▶

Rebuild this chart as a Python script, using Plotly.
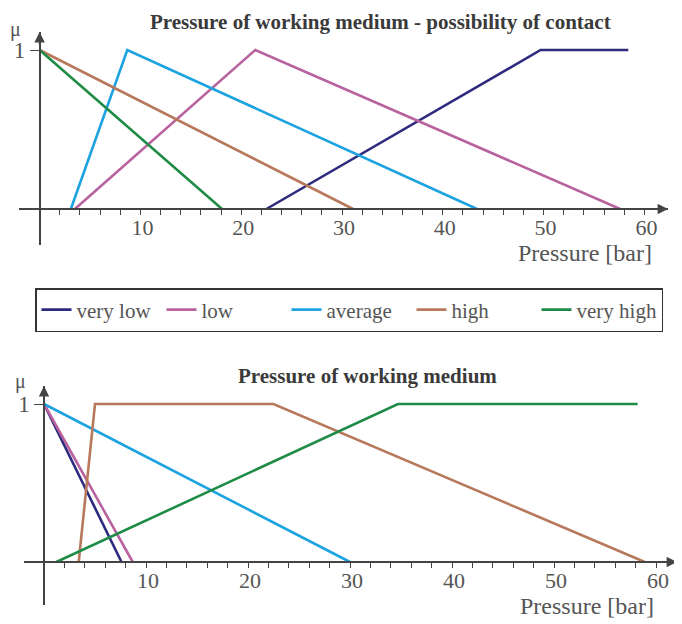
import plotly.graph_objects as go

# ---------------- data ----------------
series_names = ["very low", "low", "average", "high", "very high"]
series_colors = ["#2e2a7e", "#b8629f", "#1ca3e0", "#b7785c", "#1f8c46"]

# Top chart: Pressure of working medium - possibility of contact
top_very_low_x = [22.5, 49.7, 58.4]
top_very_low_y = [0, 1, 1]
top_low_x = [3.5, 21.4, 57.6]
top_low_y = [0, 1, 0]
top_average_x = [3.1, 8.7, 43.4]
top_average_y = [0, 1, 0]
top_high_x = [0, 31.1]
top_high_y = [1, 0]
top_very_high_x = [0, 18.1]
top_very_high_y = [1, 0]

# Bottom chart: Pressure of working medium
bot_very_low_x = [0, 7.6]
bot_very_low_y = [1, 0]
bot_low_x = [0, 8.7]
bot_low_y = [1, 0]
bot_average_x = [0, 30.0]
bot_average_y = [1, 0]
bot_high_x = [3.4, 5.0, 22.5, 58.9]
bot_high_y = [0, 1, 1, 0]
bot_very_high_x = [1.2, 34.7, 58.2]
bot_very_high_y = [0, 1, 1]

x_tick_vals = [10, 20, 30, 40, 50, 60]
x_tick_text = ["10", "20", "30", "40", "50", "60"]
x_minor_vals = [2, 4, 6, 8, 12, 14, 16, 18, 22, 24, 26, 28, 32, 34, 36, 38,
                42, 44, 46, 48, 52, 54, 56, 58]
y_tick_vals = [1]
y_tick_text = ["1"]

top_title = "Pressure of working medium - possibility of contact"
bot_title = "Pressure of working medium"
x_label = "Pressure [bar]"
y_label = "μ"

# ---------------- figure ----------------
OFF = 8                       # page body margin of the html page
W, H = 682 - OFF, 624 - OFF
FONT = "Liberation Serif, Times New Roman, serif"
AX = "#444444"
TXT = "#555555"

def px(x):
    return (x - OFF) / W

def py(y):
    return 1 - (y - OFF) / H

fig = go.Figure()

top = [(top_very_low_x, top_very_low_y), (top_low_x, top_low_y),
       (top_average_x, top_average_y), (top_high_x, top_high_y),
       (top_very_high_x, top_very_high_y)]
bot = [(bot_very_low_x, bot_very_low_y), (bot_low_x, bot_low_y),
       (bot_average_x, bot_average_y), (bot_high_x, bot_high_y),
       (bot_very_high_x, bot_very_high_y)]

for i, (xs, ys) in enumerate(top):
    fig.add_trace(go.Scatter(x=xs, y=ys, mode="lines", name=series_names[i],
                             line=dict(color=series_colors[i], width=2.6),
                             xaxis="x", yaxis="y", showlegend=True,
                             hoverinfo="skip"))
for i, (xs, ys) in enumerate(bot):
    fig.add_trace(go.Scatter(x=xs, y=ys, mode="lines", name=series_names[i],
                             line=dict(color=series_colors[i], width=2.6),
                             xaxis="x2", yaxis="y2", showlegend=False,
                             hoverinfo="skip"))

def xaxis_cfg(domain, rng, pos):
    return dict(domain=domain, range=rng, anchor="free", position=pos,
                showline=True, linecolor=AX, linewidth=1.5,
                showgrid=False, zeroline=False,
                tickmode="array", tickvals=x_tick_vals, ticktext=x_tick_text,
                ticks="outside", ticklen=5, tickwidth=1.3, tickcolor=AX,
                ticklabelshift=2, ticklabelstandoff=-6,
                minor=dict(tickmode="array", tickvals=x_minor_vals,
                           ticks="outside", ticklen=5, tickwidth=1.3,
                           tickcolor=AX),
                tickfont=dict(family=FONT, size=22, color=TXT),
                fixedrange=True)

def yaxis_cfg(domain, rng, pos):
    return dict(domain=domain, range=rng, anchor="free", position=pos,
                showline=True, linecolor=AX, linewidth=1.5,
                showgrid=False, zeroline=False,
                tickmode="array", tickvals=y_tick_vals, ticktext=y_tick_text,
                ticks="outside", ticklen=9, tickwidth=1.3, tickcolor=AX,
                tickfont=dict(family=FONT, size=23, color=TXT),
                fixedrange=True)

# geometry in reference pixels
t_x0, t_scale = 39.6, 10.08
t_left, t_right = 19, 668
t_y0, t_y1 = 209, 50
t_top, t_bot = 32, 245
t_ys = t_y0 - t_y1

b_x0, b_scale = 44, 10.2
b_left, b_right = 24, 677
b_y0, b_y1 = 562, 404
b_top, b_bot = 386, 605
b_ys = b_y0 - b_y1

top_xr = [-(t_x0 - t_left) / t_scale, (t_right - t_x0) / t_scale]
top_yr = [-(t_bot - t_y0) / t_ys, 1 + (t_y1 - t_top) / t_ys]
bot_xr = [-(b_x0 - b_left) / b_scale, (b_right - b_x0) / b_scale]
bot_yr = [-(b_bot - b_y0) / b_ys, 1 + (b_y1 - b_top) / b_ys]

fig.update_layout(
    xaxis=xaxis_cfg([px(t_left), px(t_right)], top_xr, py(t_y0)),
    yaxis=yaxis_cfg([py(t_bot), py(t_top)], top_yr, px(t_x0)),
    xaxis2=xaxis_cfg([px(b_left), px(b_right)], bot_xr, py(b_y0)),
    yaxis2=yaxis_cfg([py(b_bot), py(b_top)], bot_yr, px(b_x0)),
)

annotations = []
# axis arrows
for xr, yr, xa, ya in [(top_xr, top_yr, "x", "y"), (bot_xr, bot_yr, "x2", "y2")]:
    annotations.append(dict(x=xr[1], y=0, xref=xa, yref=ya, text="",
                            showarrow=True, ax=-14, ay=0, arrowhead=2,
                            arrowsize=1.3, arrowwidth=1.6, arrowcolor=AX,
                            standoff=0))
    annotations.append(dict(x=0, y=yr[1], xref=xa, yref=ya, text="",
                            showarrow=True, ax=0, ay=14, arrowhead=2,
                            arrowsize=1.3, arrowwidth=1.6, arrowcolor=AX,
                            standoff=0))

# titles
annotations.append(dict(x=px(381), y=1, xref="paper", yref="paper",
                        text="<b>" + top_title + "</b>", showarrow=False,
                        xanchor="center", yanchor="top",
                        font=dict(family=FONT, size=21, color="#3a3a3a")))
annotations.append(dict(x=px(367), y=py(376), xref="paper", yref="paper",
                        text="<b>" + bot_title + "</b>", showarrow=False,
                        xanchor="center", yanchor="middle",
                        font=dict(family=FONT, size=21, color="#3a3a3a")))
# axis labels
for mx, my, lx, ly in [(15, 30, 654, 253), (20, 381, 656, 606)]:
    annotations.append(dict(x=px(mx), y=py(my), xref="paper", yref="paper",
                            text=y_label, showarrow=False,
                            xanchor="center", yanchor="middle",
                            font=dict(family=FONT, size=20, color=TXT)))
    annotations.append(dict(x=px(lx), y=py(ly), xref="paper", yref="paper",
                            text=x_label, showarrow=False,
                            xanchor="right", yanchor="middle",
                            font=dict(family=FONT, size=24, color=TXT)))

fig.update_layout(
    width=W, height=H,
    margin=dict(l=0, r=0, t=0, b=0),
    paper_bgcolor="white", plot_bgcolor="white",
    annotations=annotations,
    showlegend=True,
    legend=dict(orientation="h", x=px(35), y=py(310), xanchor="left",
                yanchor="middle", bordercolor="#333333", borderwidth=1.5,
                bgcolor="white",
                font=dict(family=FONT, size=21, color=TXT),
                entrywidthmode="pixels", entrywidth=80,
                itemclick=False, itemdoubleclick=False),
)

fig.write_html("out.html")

◀

* _REQUIREMENTS_:
Leave out the pictures and repeat exactly the lines from the start of the material through the line that contains "top_very_high_y = [1, 0]", both included.

* _TASK ANSWER_:
Rebuild this chart as a Python script, using Plotly.
import plotly.graph_objects as go

# ---------------- data ----------------
series_names = ["very low", "low", "average", "high", "very high"]
series_colors = ["#2e2a7e", "#b8629f", "#1ca3e0", "#b7785c", "#1f8c46"]

# Top chart: Pressure of working medium - possibility of contact
top_very_low_x = [22.5, 49.7, 58.4]
top_very_low_y = [0, 1, 1]
top_low_x = [3.5, 21.4, 57.6]
top_low_y = [0, 1, 0]
top_average_x = [3.1, 8.7, 43.4]
top_average_y = [0, 1, 0]
top_high_x = [0, 31.1]
top_high_y = [1, 0]
top_very_high_x = [0, 18.1]
top_very_high_y = [1, 0]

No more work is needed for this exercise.